Art / South Tyrol
21. Travel to the globe
By forcing its viewers out of their comfort zones in galleries, Olafur Eliasson’s Alpine installation offers an immersive perspective on our relationship with the planet and its place among the stars. It’s time to find new inspiration.
Perched on the tip of the Hochjochferner glacier, facing a horizon of snowy Alpine peaks at Italy’s border with Austria, the newest work by Olafur Eliasson is a long way from the accessibility (and indoor heating) of a museum. Visitors are encouraged to come to this high-altitude corner of South Tyrol not only to witness the impressive, science-fiction-like globe but to observe the icy mountain landscape beyond. Danish-Icelandic artist Eliasson has long been focusing on climate change in his work and this latest sculpture is an important addition to that theme.
“I find it inspiring to create a more contemplative relationship with nature and the mountains,” says Eliasson, wrapped up in plenty of warm layers as he gazes at the white peaks. The artwork, titled “Our Glacial Perspectives”, sits like a fragile planet adrift in snow. It’s reminiscent of an ancient astronomical tool used to measure the paths of heavenly bodies.
The far-flung work was commissioned by Talking Water Society, a water-preservation organisation. One of its founders, Bolzano-based Austrian Ui Phoenix von Kerbl, convinced South Tyrolean officials to turn this frigid patch of land into a space for a permanent and public, if remote, work of art. Crafted in galvanised steel by Pichler, a Bolzano-based manufacturer of cable cars and steel façades, the sculpture’s structure – 10 tonnes of metal and glass anchored to the rock – means that visitors can step inside to study the firmament through the globe’s apertures.
The rings trace the sun’s path through to the year’s equinoxes and solstices, and each glass pane measures 15 arc minutes of the sun’s movement. “If you understand the cyclical nature of the celestial, you take away the mechanification of our relationship to the world and start to physically relate to it,” says Eliasson.
Inspired by jmw Turner’s 19th-century paintings of an environment “that was not standing still”, Eliasson has long depicted the ephemeral: moving water, sunlight, melting glaciers. Over the past century, temperatures in the Alps have risen by 1.5c and permafrost now clings only to the tip of these peaks. To represent climate change, “something so abstract that it’s outside our imagination,” Eliasson prefers to let an encounter with the threatened glaciers speak for itself.

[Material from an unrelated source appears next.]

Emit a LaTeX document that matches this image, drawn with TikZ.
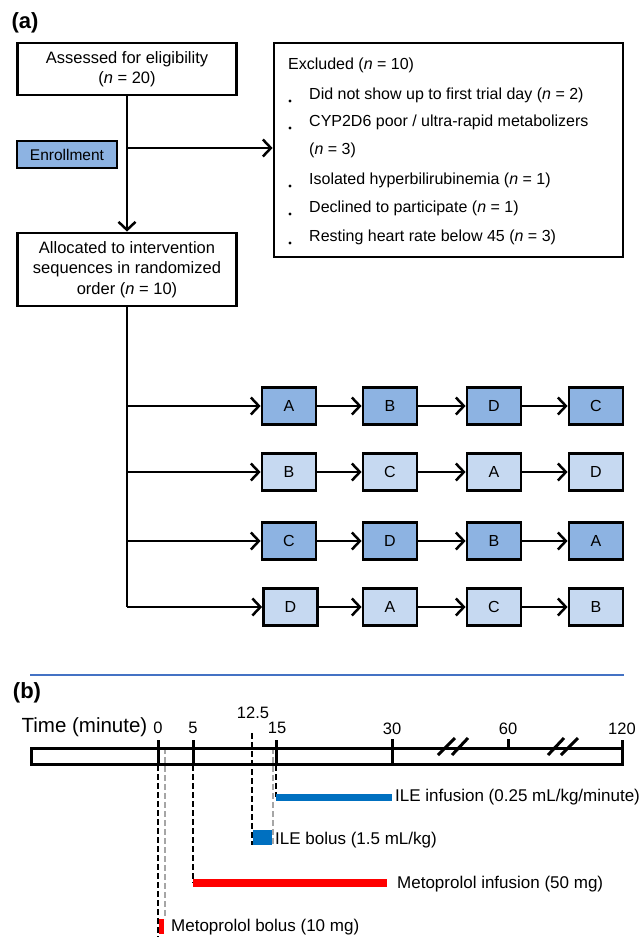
\documentclass[tikz,border=0pt]{standalone}
\usepackage{fontspec}
\setmainfont{Liberation Sans}
\usetikzlibrary{arrows.meta}
\definecolor{dkblue}{HTML}{8DB3E2}
\definecolor{ltblue}{HTML}{C6D9F1}
\definecolor{sepblue}{HTML}{4472C4}
\definecolor{ileblue}{HTML}{0070C0}
\definecolor{metred}{HTML}{FF0000}
\definecolor{dgrey}{HTML}{A6A6A6}
\tikzset{
  fbox/.style={draw, line width=2.8pt, inner sep=0pt, align=center, font=\fontsize{16.5}{20.5}\selectfont},
  seqbox/.style={draw, line width=2.8pt, minimum width=54pt, minimum height=37pt, inner sep=0pt, font=\fontsize{16}{18}\selectfont},
  dkbox/.style={seqbox, fill=dkblue},
  ltbox/.style={seqbox, fill=ltblue},
  conn/.style={line width=2.5pt},
  arr/.style={conn, -{Straight Barb[length=8pt,width=17pt]}},
  txt/.style={inner sep=0pt, anchor=west, font=\fontsize{16}{20}\selectfont},
  lbl/.style={inner sep=0pt, anchor=west, font=\fontsize{17}{20}\selectfont},
  tick/.style={inner sep=0pt, font=\fontsize{16.5}{18}\selectfont},
  tmark/.style={line width=3pt},
  bdash/.style={line width=2pt, dash pattern=on 6pt off 3pt},
  gdash/.style={line width=2pt, dgrey, dash pattern=on 6pt off 3pt},
  plabel/.style={inner sep=0pt, font=\fontsize{22}{24}\selectfont\bfseries}
}
\begin{document}
\begin{tikzpicture}[x=1pt,y=-1pt]
\useasboundingbox (0,0) rectangle (641,937);
% ---------- (a) ----------
\node[plabel] (pa) at (25,23) {(a)};
\node[fbox, minimum width=219pt, minimum height=52pt] (assess) at (127,69) {Assessed for eligibility\\(\textit{n} = 20)};
\node[fbox, fill=dkblue, minimum width=100pt, minimum height=27pt, font=\fontsize{15.5}{18}\selectfont] (enr) at (67,154.5) {Enrollment};
\node[draw, line width=2.8pt, minimum width=349pt, minimum height=214pt, inner sep=0pt] (excl) at (448.5,150) {};
\node[fbox, minimum width=219pt, minimum height=73pt] (alloc) at (127,269.5) {Allocated to intervention\\sequences in randomized\\order (\textit{n} = 10)};

\node[txt] (e0) at (288,65) {Excluded (\textit{n} = 10)};
\node[txt] (e1) at (309,95) {Did not show up to first trial day (\textit{n} = 2)};
\node[txt] (e2) at (309,122) {CYP2D6 poor / ultra-rapid metabolizers};
\node[txt] (e3) at (309,150) {(\textit{n} = 3)};
\node[txt] (e4) at (309,180) {Isolated hyperbilirubinemia (\textit{n} = 1)};
\node[txt] (e5) at (309,208) {Declined to participate (\textit{n} = 1)};
\node[txt] (e6) at (309,237) {Resting heart rate below 45 (\textit{n} = 3)};
\foreach \yy in {95,122,180,208,237} \fill (290,\yy+6) circle (1.6pt);

\draw[arr] (assess) -- (alloc);
\coordinate (j1) at (127,148);
\draw[arr] (j1) -- (excl.west |- j1);

% sequences
\node[dkbox] (r1c1) at (289,406) {A};
\node[dkbox] (r1c2) at (390,406) {B};
\node[dkbox] (r1c3) at (494,406) {D};
\node[dkbox] (r1c4) at (596,406) {C};
\node[ltbox] (r2c1) at (289,472) {B};
\node[ltbox] (r2c2) at (390,472) {C};
\node[ltbox] (r2c3) at (494,472) {A};
\node[ltbox] (r2c4) at (596,472) {D};
\node[dkbox] (r3c1) at (289,541) {C};
\node[dkbox] (r3c2) at (390,541) {D};
\node[dkbox] (r3c3) at (494,541) {B};
\node[dkbox] (r3c4) at (596,541) {A};
\node[ltbox] (r4c1) at (290.5,607) {D};
\node[ltbox] (r4c2) at (390,607) {A};
\node[ltbox] (r4c3) at (494,607) {C};
\node[ltbox] (r4c4) at (596,607) {B};

\coordinate (b1) at (127,406);
\coordinate (b2) at (127,472);
\coordinate (b3) at (127,541);
\coordinate (b4) at (127,607);
\draw[conn] (alloc.south) -- (b4);
\foreach \r in {1,2,3,4}{
  \draw[arr] (b\r) -- (r\r c1);
  \draw[arr] (r\r c1) -- (r\r c2);
  \draw[arr] (r\r c2) -- (r\r c3);
  \draw[arr] (r\r c3) -- (r\r c4);
}

% separator
\draw[sepblue, line width=2.5pt] (30,675) -- (624,675);

% ---------- (b) ----------
\node[plabel] (pb) at (27,693) {(b)};
\node[inner sep=0pt, font=\fontsize{20.5}{22}\selectfont] (tl) at (84.5,727) {Time (minute)};

% dashed guide lines
\draw[gdash] (165,748) -- (165,919);
\draw[gdash] (273,748) -- (273,845);
\draw[bdash] (158,765) -- (158,937);
\draw[bdash] (193,765) -- (193,883);
\draw[bdash] (252,733) -- (252,845);
\draw[bdash] (276,765) -- (276,797);

% axis rectangle
\draw[line width=3pt] (31,748.5) rectangle (622,764);
\draw[tmark] (158,740) -- (158,765);
\draw[tmark] (193,740) -- (193,765);
\draw[tmark] (276,740) -- (276,765);
\draw[tmark] (392,739) -- (392,765);
\draw[tmark] (508,739) -- (508,749);
\draw[tmark] (622,740) -- (622,765);
% breaks
\draw[tmark] (438,755) -- (455,738);
\draw[tmark] (452,755) -- (468,738);
\draw[tmark] (548,755) -- (564,738);
\draw[tmark] (561,755) -- (578,738);

\node[tick] (t0) at (158,728) {0};
\node[tick] (t5) at (193,728) {5};
\node[tick] (t12) at (253,713) {12.5};
\node[tick] (t15) at (277,728) {15};
\node[tick] (t30) at (392,729) {30};
\node[tick] (t60) at (508,729) {60};
\node[tick] (t120) at (622,729) {120};

% bars
\fill[ileblue] (276,794) rectangle (392,801);
\fill[ileblue] (253,830) rectangle (272,845);
\fill[metred] (193,879) rectangle (387,887);
\fill[metred] (159,919) rectangle (164,934);

\node[lbl] (l1) at (395,797) {ILE infusion (0.25 mL/kg/minute)};
\node[lbl] (l2) at (275,840) {ILE bolus (1.5 mL/kg)};
\node[lbl] (l3) at (397,884) {Metoprolol infusion (50 mg)};
\node[lbl] (l4) at (171,927) {Metoprolol bolus (10 mg)};
\end{tikzpicture}
\end{document}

“If you understand the cyclical nature of the celestial, you take away the mechanification of our relationship to the world and start to physically relate to it”
Getting to the work is no mean feat: visitors ride a cable car to the mountaintop Grawand lodge and then traverse a narrow 410-metre path along a frozen crest marked by nine metal archways that symbolise Earth’s ice ages. At an elevation of 3km, the sculpture floats above a vertiginous drop to the valley below. The artwork is a tool to understand the landscape, not a mere installation: the visitors’ experience of the freezing-cold trip, their high-altitude isolation and their ascent are all part of it.

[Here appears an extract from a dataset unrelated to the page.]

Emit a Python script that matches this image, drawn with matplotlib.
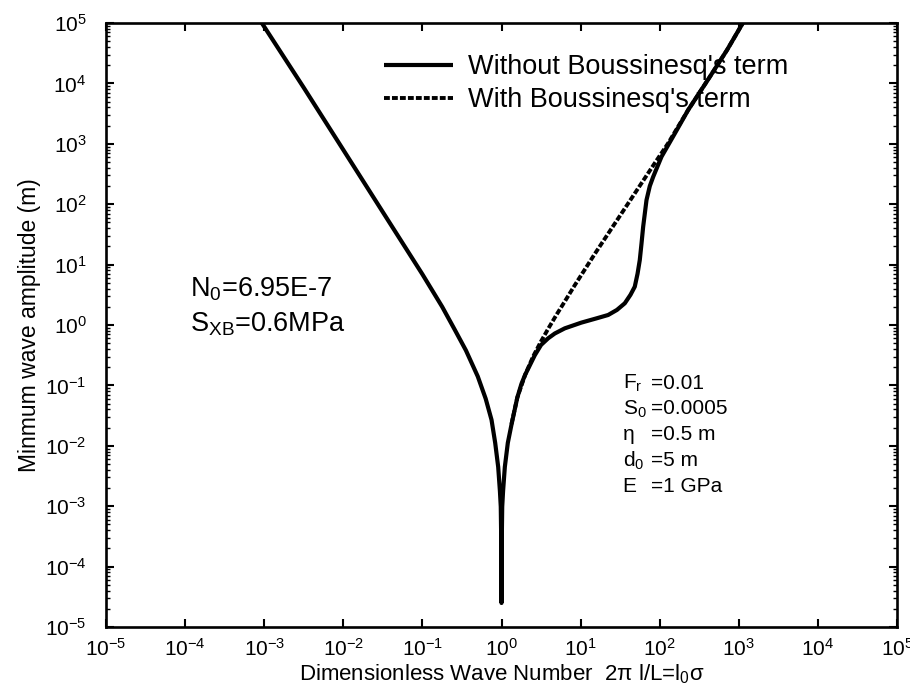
import numpy as np
import matplotlib
matplotlib.use("Agg")
import matplotlib.pyplot as plt
from matplotlib.ticker import LogLocator, NullLocator, FuncFormatter

plt.rcParams['font.family'] = ['Liberation Sans', 'DejaVu Sans']
plt.rcParams['mathtext.fontset'] = 'custom'
plt.rcParams['mathtext.rm'] = 'Liberation Sans'
plt.rcParams['mathtext.it'] = 'Liberation Sans:italic'

# dimensionless wave number and minimum amplitude, without Boussinesq's term
k_plain = [9.12e-4, 3.16e-3, 1.0e-2, 3.16e-2, 0.1, 0.178, 0.257, 0.355, 0.501,
           0.631, 0.748, 0.832, 0.908, 0.955, 0.979, 0.993, 1.0,
           1.007, 1.021, 1.047, 1.102, 1.202, 1.337, 1.585, 1.791, 1.995,
           2.636, 3.162, 3.89, 4.72, 6.31, 10.23, 15.85, 22.3, 28.8, 36.2,
           42.7, 48.4, 52.5, 56.0, 58.9, 61.8, 68.1, 75.0, 82.8, 105.4,
           155.2, 229.0, 407.0, 708.0, 1148.0]
amp_plain = [1.047e5, 8.51e3, 794.0, 74.1, 6.92, 2.0, 0.832, 0.380, 0.141,
             0.0603, 0.0269, 0.0112, 4.47e-3, 1.78e-3, 9.8e-4, 2.5e-4, 2.5e-5,
             2.5e-4, 9.8e-4, 1.78e-3, 4.47e-3, 0.0112, 0.0224, 0.0631, 0.107, 0.151,
             0.316, 0.468, 0.603, 0.724, 0.881, 1.096, 1.288, 1.466, 1.778, 2.29,
             3.16, 4.31, 7.08, 11.9, 22.4, 42.4, 117.0, 200.0, 285.0, 611.0,
             1479.0, 3631.0, 1.148e4, 3.55e4, 1.047e5]

# with Boussinesq's term (right branch, the left one coincides)
k_bous = [1.337, 1.585, 1.995, 2.512, 3.162, 3.981, 5.012, 6.31, 8.45, 15.14,
          27.1, 48.4, 86.7, 127.9, 229.0, 407.0, 708.0, 1148.0]
amp_bous = [0.0229, 0.0631, 0.151, 0.302, 0.537, 0.912, 1.514, 2.455, 4.57, 15.1,
            47.9, 151.0, 479.0, 1023.0, 3631.0, 1.148e4, 3.55e4, 1.047e5]

params_left = ["F$_\\mathrm{r}$", "S$_\\mathrm{0}$", "η", "d$_\\mathrm{0}$", "E"]
params_right = ["=0.01", "=0.0005", "=0.5 m", "=5 m", "=1 GPa"]

fig = plt.figure(figsize=(9.1, 6.95), dpi=100)
ax = fig.add_axes([0.1165, 0.0978, 0.8692, 0.8691])

ax.plot(k_bous, amp_bous, color='black', lw=2.8, linestyle=(0, (1.5, 0.55)),
        label="With Boussinesq's term", zorder=2)
ax.plot(k_plain, amp_plain, color='black', lw=3.0, solid_capstyle='butt',
        label="Without Boussinesq's term", zorder=3)

ax.set_xscale('log')
ax.set_yscale('log')
ax.set_xlim(1e-5, 1e5)
ax.set_ylim(1e-5, 1e5)

ax.xaxis.set_major_locator(LogLocator(base=10, numticks=20))
ax.xaxis.set_minor_locator(NullLocator())
ax.yaxis.set_major_locator(LogLocator(base=10, numticks=20))
ax.yaxis.set_minor_locator(LogLocator(base=10, subs=np.arange(2, 10), numticks=100))
fmt = FuncFormatter(lambda v, p: r'$\mathrm{10^{%d}}$' % int(round(np.log10(v))))
ax.xaxis.set_major_formatter(fmt)
ax.yaxis.set_major_formatter(fmt)

ax.tick_params(which='major', direction='in', length=6, width=1.5,
               top=True, right=True, labelsize=15)
ax.tick_params(which='minor', direction='in', length=3, width=1.0,
               top=False, right=True)
ax.tick_params(axis='y', pad=14)
ax.tick_params(axis='x', pad=8)
for s in ax.spines.values():
    s.set_linewidth(1.9)

ax.set_xlabel("Dimensionless Wave Number  2π l/L=l$_\\mathrm{0}$σ", fontsize=16, labelpad=2)
ax.set_ylabel("Minmum wave amplitude (m)", fontsize=16.5, labelpad=3)

handles, labels = ax.get_legend_handles_labels()
ax.legend(handles[::-1], labels[::-1], loc='upper left', bbox_to_anchor=(0.345, 0.957),
          frameon=False, fontsize=19.5, handlelength=2.55, handletextpad=0.55,
          labelspacing=0.25, borderpad=0.2, borderaxespad=0)

ax.text(0.106, 0.56, "N$_\\mathrm{0}$=6.95E-7", transform=ax.transAxes,
        fontsize=19.5, va='center', ha='left')
ax.text(0.106, 0.502, "S$_\\mathrm{XB}$=0.6MPa", transform=ax.transAxes,
        fontsize=19.5, va='center', ha='left')

for i, (a, b) in enumerate(zip(params_left, params_right)):
    y = 0.404 - i * 0.043
    ax.text(0.653, y, a, transform=ax.transAxes, fontsize=15, va='center', ha='left')
    ax.text(0.689, y, b, transform=ax.transAxes, fontsize=15, va='center', ha='left')

fig.savefig("out.png", dpi=100)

“It’s an instrument,” says Eliasson. “It gets you into the mountains and gives you the opportunity to think about something abstract.” His eyes pivot upwards. “Like, for instance, how blue is the sky?”
olafureliasson.net
Monocle comment: After a lot of time spent cooped up, inspiration should be sought further afield. Do so and you will find places and works that will truly shift your perspective.